» **Exercise description**: In the entries below, find every line holding the string "with" and collect it.

» **Task material**:
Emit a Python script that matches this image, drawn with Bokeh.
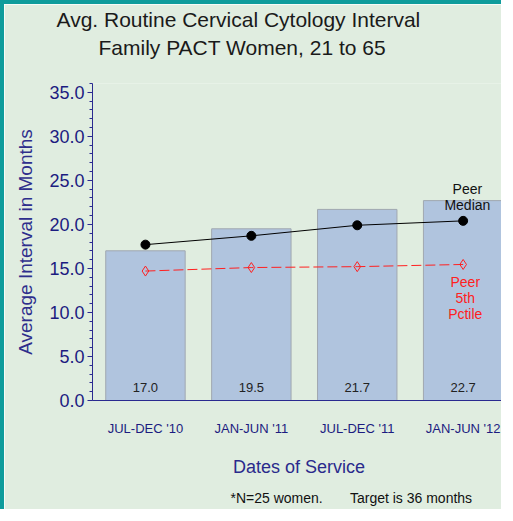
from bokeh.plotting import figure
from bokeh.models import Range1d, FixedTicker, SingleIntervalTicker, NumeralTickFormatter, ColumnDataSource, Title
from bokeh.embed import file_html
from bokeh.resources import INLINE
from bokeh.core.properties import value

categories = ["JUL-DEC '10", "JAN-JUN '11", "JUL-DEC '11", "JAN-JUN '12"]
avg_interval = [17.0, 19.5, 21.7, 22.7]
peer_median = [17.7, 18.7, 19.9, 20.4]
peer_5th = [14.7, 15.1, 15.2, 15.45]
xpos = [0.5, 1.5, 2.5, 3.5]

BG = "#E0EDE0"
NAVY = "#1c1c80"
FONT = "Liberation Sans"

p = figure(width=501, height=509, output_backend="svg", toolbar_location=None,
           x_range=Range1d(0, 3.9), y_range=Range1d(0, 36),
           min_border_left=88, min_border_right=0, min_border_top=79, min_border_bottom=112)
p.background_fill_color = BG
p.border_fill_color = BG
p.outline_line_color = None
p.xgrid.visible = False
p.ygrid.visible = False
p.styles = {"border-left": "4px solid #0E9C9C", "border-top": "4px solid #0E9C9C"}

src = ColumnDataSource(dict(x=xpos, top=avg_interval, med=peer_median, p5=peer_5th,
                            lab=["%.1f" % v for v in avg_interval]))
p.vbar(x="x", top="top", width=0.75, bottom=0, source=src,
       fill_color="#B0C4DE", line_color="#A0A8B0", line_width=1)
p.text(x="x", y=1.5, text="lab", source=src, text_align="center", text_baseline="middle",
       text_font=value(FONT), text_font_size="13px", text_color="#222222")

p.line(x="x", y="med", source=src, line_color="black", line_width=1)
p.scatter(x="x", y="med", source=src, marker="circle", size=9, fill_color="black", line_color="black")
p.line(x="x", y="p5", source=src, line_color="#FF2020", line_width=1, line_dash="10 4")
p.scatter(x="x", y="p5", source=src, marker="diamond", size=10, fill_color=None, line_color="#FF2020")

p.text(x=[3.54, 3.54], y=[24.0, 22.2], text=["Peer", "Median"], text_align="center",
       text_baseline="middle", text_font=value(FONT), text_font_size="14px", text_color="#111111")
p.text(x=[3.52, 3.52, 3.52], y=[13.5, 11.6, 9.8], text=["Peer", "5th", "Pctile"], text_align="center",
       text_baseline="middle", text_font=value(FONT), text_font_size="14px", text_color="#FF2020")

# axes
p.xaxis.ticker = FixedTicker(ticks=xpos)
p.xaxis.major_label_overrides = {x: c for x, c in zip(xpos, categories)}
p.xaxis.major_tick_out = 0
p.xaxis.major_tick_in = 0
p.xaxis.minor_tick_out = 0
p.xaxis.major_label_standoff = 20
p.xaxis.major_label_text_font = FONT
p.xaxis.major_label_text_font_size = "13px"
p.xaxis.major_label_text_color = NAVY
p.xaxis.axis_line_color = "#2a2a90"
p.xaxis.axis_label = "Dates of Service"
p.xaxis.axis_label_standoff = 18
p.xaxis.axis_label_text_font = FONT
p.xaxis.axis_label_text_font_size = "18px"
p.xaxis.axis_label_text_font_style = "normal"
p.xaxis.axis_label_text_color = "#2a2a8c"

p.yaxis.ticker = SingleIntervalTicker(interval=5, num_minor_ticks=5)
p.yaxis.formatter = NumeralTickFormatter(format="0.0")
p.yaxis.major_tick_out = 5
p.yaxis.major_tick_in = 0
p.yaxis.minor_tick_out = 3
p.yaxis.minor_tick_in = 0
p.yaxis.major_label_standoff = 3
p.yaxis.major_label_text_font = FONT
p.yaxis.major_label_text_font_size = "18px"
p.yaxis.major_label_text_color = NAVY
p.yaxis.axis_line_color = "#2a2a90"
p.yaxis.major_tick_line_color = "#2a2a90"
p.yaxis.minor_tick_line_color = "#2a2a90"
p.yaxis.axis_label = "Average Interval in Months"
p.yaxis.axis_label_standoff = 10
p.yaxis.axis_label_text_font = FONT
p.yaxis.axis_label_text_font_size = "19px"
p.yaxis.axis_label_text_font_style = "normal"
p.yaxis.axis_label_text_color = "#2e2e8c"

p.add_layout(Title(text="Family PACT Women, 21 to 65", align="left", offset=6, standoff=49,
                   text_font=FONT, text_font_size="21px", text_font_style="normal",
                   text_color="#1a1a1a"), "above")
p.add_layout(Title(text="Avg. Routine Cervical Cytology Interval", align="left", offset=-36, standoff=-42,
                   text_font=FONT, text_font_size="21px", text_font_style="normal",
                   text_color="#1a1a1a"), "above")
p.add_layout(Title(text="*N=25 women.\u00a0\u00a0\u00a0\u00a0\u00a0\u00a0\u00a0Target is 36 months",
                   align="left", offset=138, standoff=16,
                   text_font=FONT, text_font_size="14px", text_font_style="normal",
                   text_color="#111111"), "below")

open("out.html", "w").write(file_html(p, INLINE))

--

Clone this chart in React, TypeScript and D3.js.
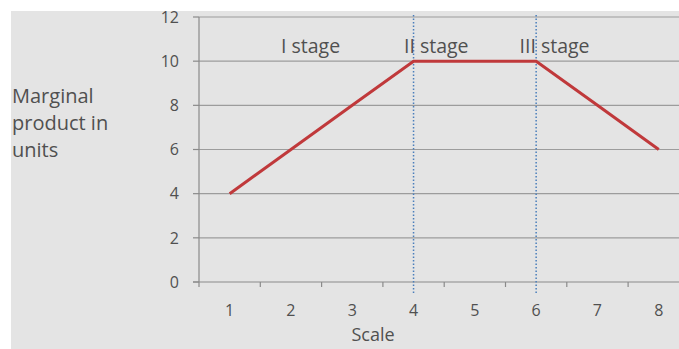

* * *

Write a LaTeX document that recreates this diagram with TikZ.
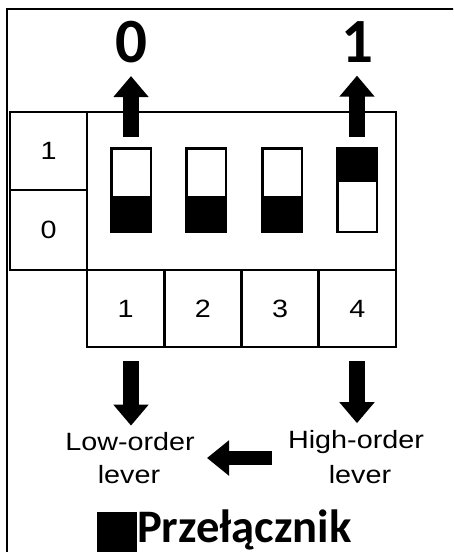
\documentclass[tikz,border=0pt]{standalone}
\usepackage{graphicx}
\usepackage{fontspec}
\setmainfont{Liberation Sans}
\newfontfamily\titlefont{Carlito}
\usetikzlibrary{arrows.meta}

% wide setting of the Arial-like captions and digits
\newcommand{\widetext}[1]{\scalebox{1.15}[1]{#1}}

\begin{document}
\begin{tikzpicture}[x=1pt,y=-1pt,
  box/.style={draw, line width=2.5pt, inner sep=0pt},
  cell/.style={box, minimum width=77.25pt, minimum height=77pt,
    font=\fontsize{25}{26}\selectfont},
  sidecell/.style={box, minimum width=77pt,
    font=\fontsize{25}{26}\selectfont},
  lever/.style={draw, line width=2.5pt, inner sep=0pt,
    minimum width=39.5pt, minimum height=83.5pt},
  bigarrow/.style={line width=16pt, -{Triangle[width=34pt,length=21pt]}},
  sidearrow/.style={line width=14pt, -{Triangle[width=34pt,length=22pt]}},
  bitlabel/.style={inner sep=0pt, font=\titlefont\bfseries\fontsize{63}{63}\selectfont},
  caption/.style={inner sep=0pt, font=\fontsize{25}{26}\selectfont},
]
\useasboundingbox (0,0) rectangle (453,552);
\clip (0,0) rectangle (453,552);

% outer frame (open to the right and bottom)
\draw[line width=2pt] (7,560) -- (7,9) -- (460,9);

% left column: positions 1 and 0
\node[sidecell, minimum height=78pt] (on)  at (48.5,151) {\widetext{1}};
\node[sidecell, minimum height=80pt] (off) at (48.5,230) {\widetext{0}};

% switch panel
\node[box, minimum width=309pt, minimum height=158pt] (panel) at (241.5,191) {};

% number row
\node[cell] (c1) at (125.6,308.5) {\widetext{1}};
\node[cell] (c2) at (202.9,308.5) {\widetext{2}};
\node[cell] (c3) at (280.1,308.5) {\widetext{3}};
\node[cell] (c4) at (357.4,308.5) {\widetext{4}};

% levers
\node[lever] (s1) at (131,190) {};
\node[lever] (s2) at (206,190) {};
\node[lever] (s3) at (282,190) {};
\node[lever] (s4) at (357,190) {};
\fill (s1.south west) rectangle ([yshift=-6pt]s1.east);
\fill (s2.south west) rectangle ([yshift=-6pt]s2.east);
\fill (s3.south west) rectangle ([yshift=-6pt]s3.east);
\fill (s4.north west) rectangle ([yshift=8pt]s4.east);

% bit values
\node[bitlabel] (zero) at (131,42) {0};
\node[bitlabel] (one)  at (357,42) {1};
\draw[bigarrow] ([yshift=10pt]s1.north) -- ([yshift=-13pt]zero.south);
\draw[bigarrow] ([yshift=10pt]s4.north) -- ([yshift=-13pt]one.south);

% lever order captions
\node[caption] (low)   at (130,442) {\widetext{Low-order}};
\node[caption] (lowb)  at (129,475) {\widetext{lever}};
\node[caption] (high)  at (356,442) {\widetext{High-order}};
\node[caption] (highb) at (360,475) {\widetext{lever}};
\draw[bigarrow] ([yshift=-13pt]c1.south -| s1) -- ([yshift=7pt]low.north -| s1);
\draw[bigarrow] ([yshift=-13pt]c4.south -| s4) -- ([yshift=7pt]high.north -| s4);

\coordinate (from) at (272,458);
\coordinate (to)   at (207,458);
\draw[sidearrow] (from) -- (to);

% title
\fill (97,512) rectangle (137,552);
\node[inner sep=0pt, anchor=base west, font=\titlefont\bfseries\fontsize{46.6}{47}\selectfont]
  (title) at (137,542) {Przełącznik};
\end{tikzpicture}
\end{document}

» **Finished exercise**:
Emit a Python script that matches this image, drawn with Bokeh.
Write a LaTeX document that recreates this diagram with TikZ.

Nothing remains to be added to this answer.